La belle équipe des Malins Plaisirs est une habituée de l’Opéra de Rennes. Ses Amants Magnifiques avaient constitué un temps fort de la saison dernière et leur nouvel opus ne déroge pas à la règle. Pour fêter les 150 ans du Médecin malgré lui, Vincent Tavernier et Claire Niquet décalent subtilement la tradition du théâtre de foire en proposant une scénographie compacte et maligne : leur boite à tiroirs dotée d’un système d’estrades amovibles est parfaitement efficace. Ils renouvellent ainsi le système un peu trop vu du tréteau de théâtre pour les spectacles qui ont vocation à tourner dans les salles les plus diverses. C’est le cas justement de cette production accueillie dans six villes bretonnes courant décembre pour une version à trois musiciens.
La scénographe détourne également la coutume des toiles peintes de la plus habile des manières : la surface du cube compose un tableau noir sur lequel les chanteurs dessinent à la craie les différents décors, mais également leurs accessoires (comme les bouteilles dont s’enivre Sganarelle). L’effet, plein de charme, occupe agréablement l’oeil pendant les intermèdes musicaux.
A cette sobriété des effets répond le beau travail de coloriste d’Eric Plaza-Cochet dont les costumes refusent de choisir entre le temps de l’écriture théâtrale et celui de la composition lyrique. Ce jeu entre deux époques est tout à fait justifié puisque Gounod lui-même utilise le texte de Molière et adresse de nombreux clins d’oeils musicaux au XVIIe siècle dans sa partition.
© Laurent Guizard
Outre leur goût pour le lyrique, les Malins Plaisirs sont familiers du répertoire du théâtre classique. Cela est perceptible dans la direction d’acteur ciselée, où le rythme est fondamental, et qui permet aux chanteurs – tous excellents comédiens – de faire justice au texte parlé. L’absence de surtitrage leur impose une discipline supplémentaire dans les airs : ils doivent particulièrement soigner leur diction.
Ce n’est pas un souci pour Marc Scoffoni (Sganarelle), bien connu du public rennais, qui régale de son abattage plein d’allant, de sa voix bien placée, ronde et superbement projetée.
Jean-Vincent Blot (Geronte), Nicolas Rigas (Valère) et Olivier Hernandez (Lucas), au diapason, bouffonnent avec un entrain communicatif et leurs ensembles s’avèrent très réussis, nets et équilibrés.

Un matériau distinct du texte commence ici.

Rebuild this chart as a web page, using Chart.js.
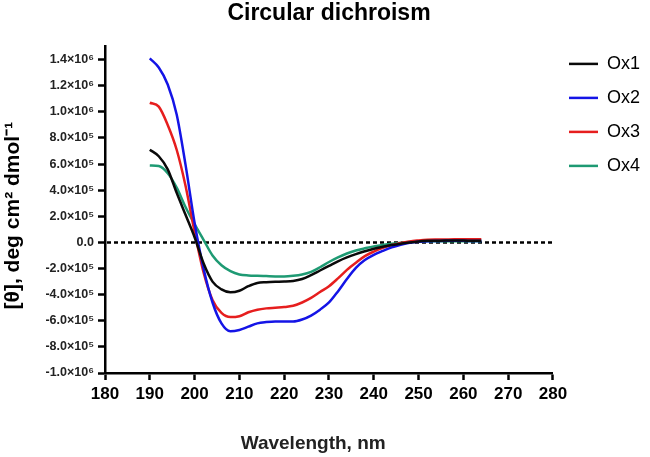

Argentin, Carlos Natale pourrait être plus fragile au chapitre de la diction, mais il propose un Léandre épatant au très beau timbre lumineux et pourtant percussif. Son air d’entrée, la tête dans les étoiles, soutenu par les pizzicati tout en délicatesse de l’orchestre offre un bien joli moment de poésie.
Chez les dames, Ahlima Mhamdi reprend le rôle de Martine qui lui avait fort réussi à Genève l’an passé. Le tempérament est là; si elle est parfaite scéniquement, si les aigus sont brillants, les graves veloutés à souhait, la projection du son se révèle un peu nasale. Sylvia Kévorkian souffre d’un défaut similaire qui empèse sa diction et son medium ; un rhume sévit peut-être dans la troupe en cette fin novembre ? Héloïse Guinard y échappe heureusement. La jeune soprano, élève du Pont Supérieur, joue avec grand naturel le maitre d’école comme la muette ou l’amoureuse. Elle compose une Lucinde aux inflexions assurées, aussi fraiche que touchante.
Gildas Pungier, à la direction de l’Orchestre de Bretagne, apporte sa rigueur, sa subtilité dans le dosage des voix, son écoute de chacun. Les vingts musiciens y gagnent en précision.